I would now like to describe how the FATF assessed compliance prior to the latest revisions of our standards. I will then discuss how recent revisions to the standards will affect future assessments.

Money laundering and terrorist financing are transnational crimes. Therefore it is important that assessment of all countries is done in a thorough and consistent manner, and that all countries are required to correct any deficiencies which may be identified in the course of an assessment.

Since 2004, the FATF, the FATF-style regional bodies, the International Monetary Fund and the World Bank have all used the same methodology for assessing compliance with the FATF Recommendations. All assessment reports are publicly available. They have given the FATF a real insight into implementation and compliance issues across many jurisdictions. Importantly, these detailed reports show countries and policymakers which deficiencies are present in their jurisdictions.
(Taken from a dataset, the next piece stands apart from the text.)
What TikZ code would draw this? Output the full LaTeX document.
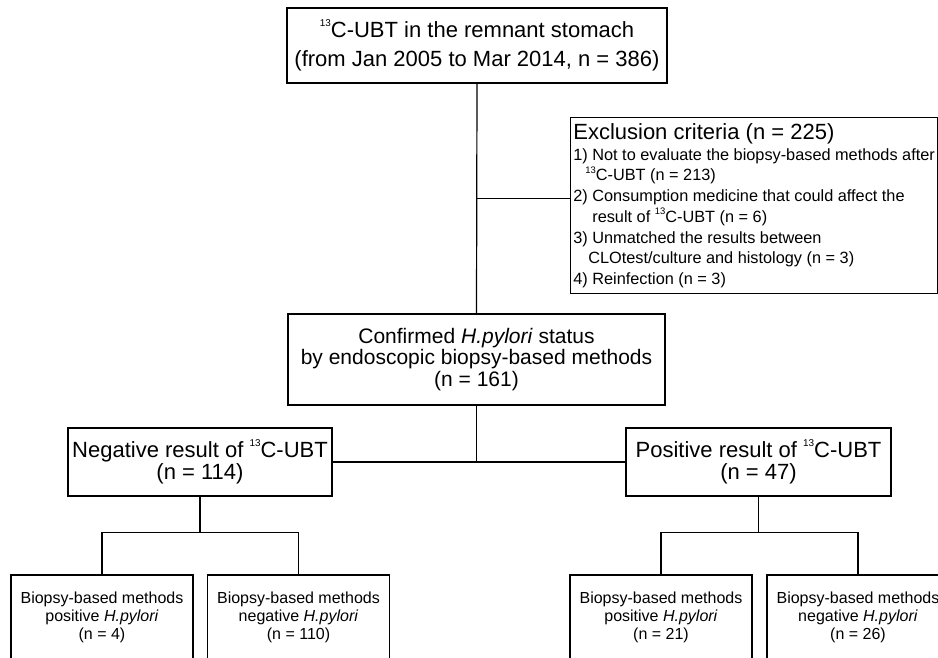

The purpose of undertaking these assessments is to identify deficiencies in the country’s AML/CFT system and encourage countries to correct them through a peer review mechanism. The information we gathered through our assessments is also valuable for technical assistance providers and coordinators, such as FATF-style regional bodies, the International Monetary Fund, and the World Bank. With this information those organisations are able to react much faster to identify needs and to assist countries to implement the standards. In addition, the United Nations can also use this framework to deploy the assistance and guidance to countries.

While assessments and technical assistance are critical to the global efforts, further actions are sometimes required to address money laundering and terrorist financing risks. Since 2007, the FATF has analysed high-risk countries and issued specific recommendations through its International Co-operation Review Group. We have regularly issued public statements to highlight deficiencies in particular jurisdictions. We make regular reports on countries judged to have strategic anti-money laundering or terrorist financing deficiencies. In the cases of Iran and North Korea, the FATF has called on its members to apply counter measures in order to mitigate money laundering and terrorist financing risks originating from these countries. The latest FATF list contains nine further countries that have either not committed to an action plan developed with the FATF, or have not made sufficient progress in addressing strategic deficiencies in their anti-money laundering or counter-terrorist financing regimes.

New Assessment Round, Implementation of New Standards, and Technical Assistance

A few brief words on the current round of assessments which the FATF and FATF-style regional bodies have just commenced, as this is one of the core tasks of the Global FATF network.

In addition to a focus on technical compliance, the current round will have a much stronger focus on effectiveness. Generally speaking, the FATF uses the terms “effectiveness” or “effective compliance”
to describe whether a system is achieving the results it should achieve. Although our previous assessments have always taken effectiveness into account, they focused mainly on technical compliance. While this approach has provided a solid understanding of the legal framework that countries have in place, it left an incomplete picture of which countries achieve the required results and effectively comply, and which do not. Therefore, in the current round of assessments, technical compliance and effectiveness will each be assessed and rated.

The goal of assessing a country’s effectiveness is to understand how well the entire structure of a country’s anti-money laundering and counter-terrorist financing system works, and whether the FATF Recommendations are being met in practice and produce the right outcomes. In order to assess effectiveness, the FATF has adopted an assessment framework based on a series of defined outcomes. Given the importance of the revised Recommendations, the FATF has stressed the need for jurisdictions to pursue speedy adoption of legislation to translate the international standards into their own domestic frameworks. As with the assessment of the technical compliance, it is the responsibility of each country to demonstrate to assessors that it is compliant with the effectiveness Outcomes.

The FATF’s high-level objective is to protect the domestic and international financial system from money laundering and terrorist financing, thereby ensuring that the integrity of a country’s financial system is strengthened and secured. At the same time, the FATF recognises that countries have diverse legal, administrative and operational frameworks, in addition to different financial systems, and cannot therefore take identical measures to all threats. In this vein, the FATF is pleased to see that the European Union is taking steps towards finalizing its 4th AML Directive.


Let me conclude by summarizing the main points of today’s presentation.

In terms of achieving its global mandate, the FATF relies on its members as well as the FATF-style regional bodies and observer organisations to establish effective anti-money laundering and counter-terrorism financing systems. The combined perspectives serve to directly enhance the flexibility and efficiency of our standards and their implementation.

Our revised standards place a greater emphasis on transparency and our new assessment methodology provides a tool to assess the extent to which countries are meeting their commitments, including whether their systems are actually working in practice. This is a new and challenging task. It will require our assessors and members to collaborate in novel ways. This need for cooperation underpins the commitment the FATF has to working with its members, FATF-style regional bodies and Observer organisations, to see that the standards are properly and consistently implemented. We have been working to provide guidance to countries on these, and other issues. However, our multi-lateral cooperation allows us to also call on FATF-style bodies, the World Bank, the IMF and the United Nations, which all remain
strongly committed to achieving our common goals. Therefore, moving forward, we will continue to provide assistance to countries through the FATF’s Global Network in pursuing our common goals of preventing money laundering and the financing of terrorism.

I hope that my comments today have provided the audience with a better understanding of how the FATF and its Global Network works and how it intends to work in the years to come.

Thank you for the opportunity to speak with you all today.